Like the Fe/Mn ratio. Imagine a soil with 150/20 and you add calcium carbonate to a very acid soil. The ratio goes to 140/3 as the little bit of Mn nearly disappears causing a Mn deficiency to take fotos of and put in a text book. This is because the soil is made of iron. Red clay. Sticks to a magnet when dry. The Ca response was there, just we had another problem that had to be addressed at the same time.
Big plant growers soil analysis results overall? All had Ca% in the high 70's, some low 80's, some with 50%'s and 60's. Everyone that did good vs problems had lower Ca in the poorer resulting soil.
Our job is to prevent all this from ever happening. The plant can NEVER recover from a Ca deficiency at any time. Calcium is not translocatable within the plant. The plant can recover from a K, Mg or even micros. Ca no.
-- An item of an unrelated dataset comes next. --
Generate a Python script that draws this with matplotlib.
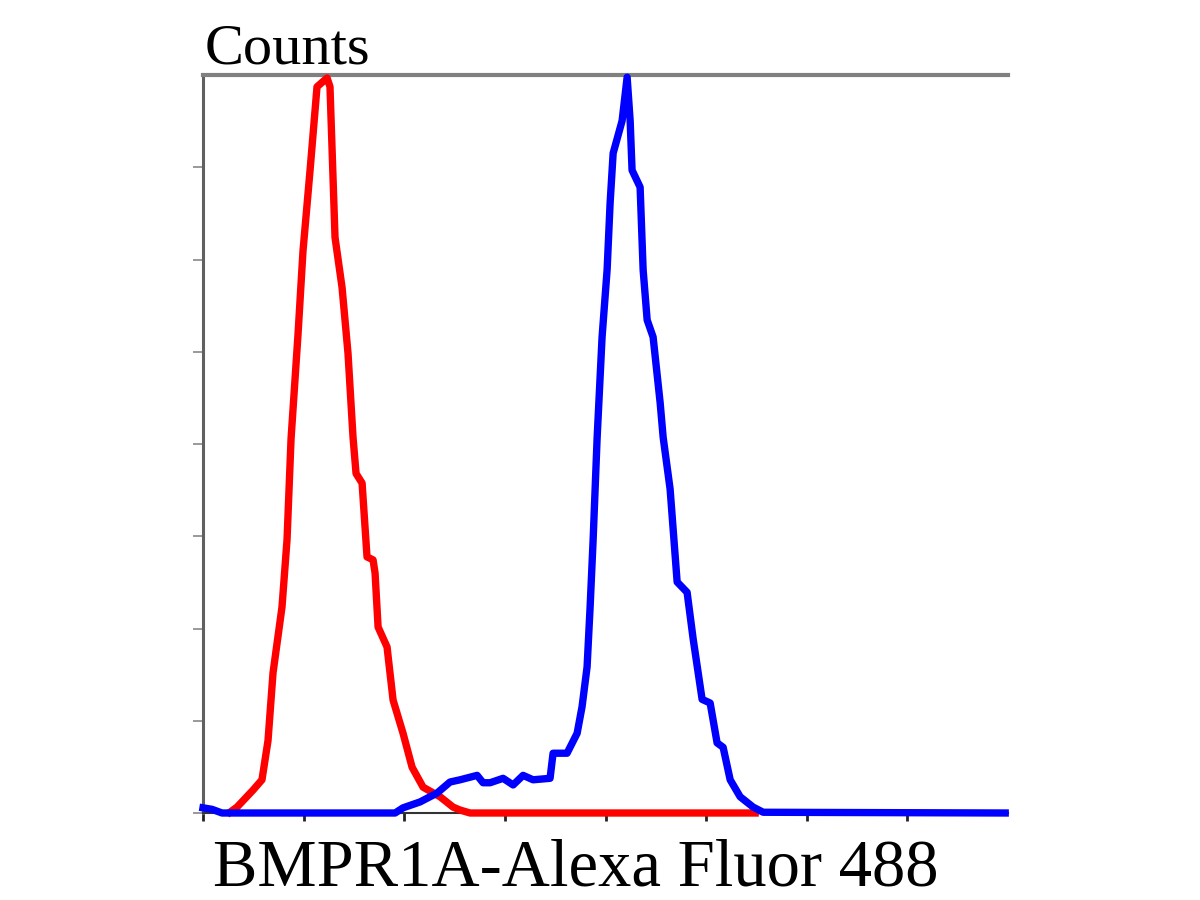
import matplotlib
matplotlib.use("Agg")
import matplotlib.pyplot as plt

# channel position (decades, 0-8) and counts (% of max)
red_x = [0.268, 0.338, 0.497, 0.586, 0.646, 0.696, 0.785, 0.835, 0.875, 0.944,
         0.994, 1.064, 1.133, 1.233, 1.262, 1.312, 1.382, 1.441, 1.491, 1.521,
         1.581, 1.630, 1.690, 1.710, 1.740, 1.829, 1.889, 1.988, 2.078, 2.187,
         2.356, 2.485, 2.555, 2.654, 5.487]
red_y = [0.1, 0.8, 3.1, 4.5, 9.8, 19.0, 27.9, 37.0, 50.7, 64.8,
         76.2, 87.1, 98.4, 99.6, 98.4, 78.0, 71.2, 62.3, 50.9, 46.0,
         44.7, 34.7, 34.3, 32.5, 25.2, 22.5, 15.3, 10.8, 6.2, 3.5,
         2.2, 0.8, 0.4, 0.0, 0.0]

blue_x = [0.0, 0.089, 0.189, 1.909, 1.988, 2.157, 2.326, 2.455, 2.555, 2.724,
          2.783, 2.853, 2.982, 3.082, 3.181, 3.280, 3.449, 3.479, 3.618, 3.718,
          3.767, 3.817, 3.847, 3.877, 3.917, 3.966, 4.016, 4.046, 4.076, 4.165,
          4.215, 4.245, 4.264, 4.344, 4.374, 4.414, 4.473, 4.543, 4.573, 4.642,
          4.712, 4.811, 4.871, 4.960, 5.040, 5.109, 5.169, 5.239, 5.338, 5.467,
          5.567, 7.972]
blue_y = [0.7, 0.5, 0.0, 0.0, 0.7, 1.5, 2.7, 4.2, 4.5, 5.1,
          4.1, 4.1, 4.7, 3.8, 5.1, 4.5, 4.7, 8.1, 8.1, 10.8,
          14.4, 19.8, 27.9, 37.0, 50.9, 64.5, 73.6, 82.7, 89.4, 93.8,
          99.7, 93.8, 87.1, 84.8, 73.6, 66.8, 64.5, 55.6, 50.9, 43.9,
          31.3, 29.9, 23.6, 15.4, 14.9, 9.5, 8.9, 4.5, 2.2, 0.8,
          0.1, 0.0]

x_ticks = [0, 1, 2, 3, 4, 5, 6, 7]
y_ticks = [0, 12.5, 25, 37.5, 50, 62.5, 75, 87.5]

fig = plt.figure(figsize=(12, 9), dpi=100)
ax = fig.add_axes([203 / 1200, 1 - 813 / 900, 805 / 1200, 738 / 900])

ax.plot(red_x, red_y, color="#ff0000", lw=5.3, clip_on=False, zorder=3)
ax.plot(blue_x, blue_y, color="#0000ff", lw=5.3, clip_on=False, zorder=4)

ax.set_xlim(0, 8)
ax.set_ylim(0, 100)
ax.set_xticks(x_ticks)
ax.set_yticks(y_ticks)
ax.set_xticklabels([])
ax.set_yticklabels([])
ax.tick_params(axis="x", direction="out", length=6, width=2, color="#222222")
ax.tick_params(axis="y", direction="out", length=7, width=1.2, color="#888888")

ax.spines["right"].set_visible(False)
ax.spines["top"].set_color("#808080")
ax.spines["top"].set_linewidth(3)
ax.spines["left"].set_color("#606060")
ax.spines["left"].set_linewidth(2.2)
ax.spines["bottom"].set_color("#333333")
ax.spines["bottom"].set_linewidth(1.5)

fig.text(205 / 1200, 1 - 63 / 900, "Counts", family="Liberation Serif",
         fontsize=42, va="baseline", ha="left")
fig.text(213 / 1200, 1 - 885 / 900, "BMPR1A-Alexa Fluor 488",
         family="Liberation Serif", fontsize=48, va="baseline", ha="left")

fig.savefig("out.png", dpi=100)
The science has been out there for a long time. Just that the PGA guys recently added to the information base and have really honed in the skill set, especially if tied in with lots of other neat ratio work, etc...
We all have to do trials.
The minimum amount of calcium to get to a good crop is 2000 ppm using [email protected] The more you have, the more nutrient dense your crop can be. This is the floor level. From there on, you can achieve high Ca in the plant provided you move from one base saturation to another and then return and then do it over again. Starting with high Ca, bringing up K to mature foliage prior to flowering, then bringing Ca back up again at the start of flowering. This is critical at this moment in time as the plant is sprouting new roots to send the Ca to the new growth and would be off spring... seeds. Ca uptake is key to get big buds and then you bring K back up to fill in those buds. P needs to be maintained until a couple of three weeks prior to finish.
What are the downsides normally of a higher CEC?
1. Lack of airspace, making overwatering by stonies a big problem.
2. The higher the CEC, the more N is stored. Basically you can calculate that your soil/medium can suck up 10 times the CEC number in N. So if you have a CEC of 10, the soil can hold 100 of N. This complicates greatly the maturing process. I have seen folks start up monster bags from the previous year with more than 100+ppm of N from the previous year!
3. The higher the CEC, the more costly it is to move the CEC as you need more nutes. And if you already have a conductivity problem and lack of Ca to begin with, this will result in a lot of burnt leaves and loss of both yield and quality.
And we know nothing until it is tested. This idea of weight per volume still irks me a bit. In the same area, that weights half as much, we have a nutrient level that is absurd in these cases. Look at Jidokas analysis for one. Note the levels levels discussed in the media articles around the internet are 20% of what Jidoka has. He has no room to apply fertilizers, especially K.
Given that there is compost, worm castings, peat, biology booming, etc., this is not a media, this is an active organic material base holding a lot more nutes compared to pure medias based on nearly pure peat planted for a house plant and then sold off.
Not good science using those concepts. From what we have seen, these hybrid medias that you all are mixing up react just like soil. If there is not enough Ca, conductivity is often high due to Mg build up, plugging up pore spaces, pure peat can't have those type problems if you water correctly until it decomposes and collapses.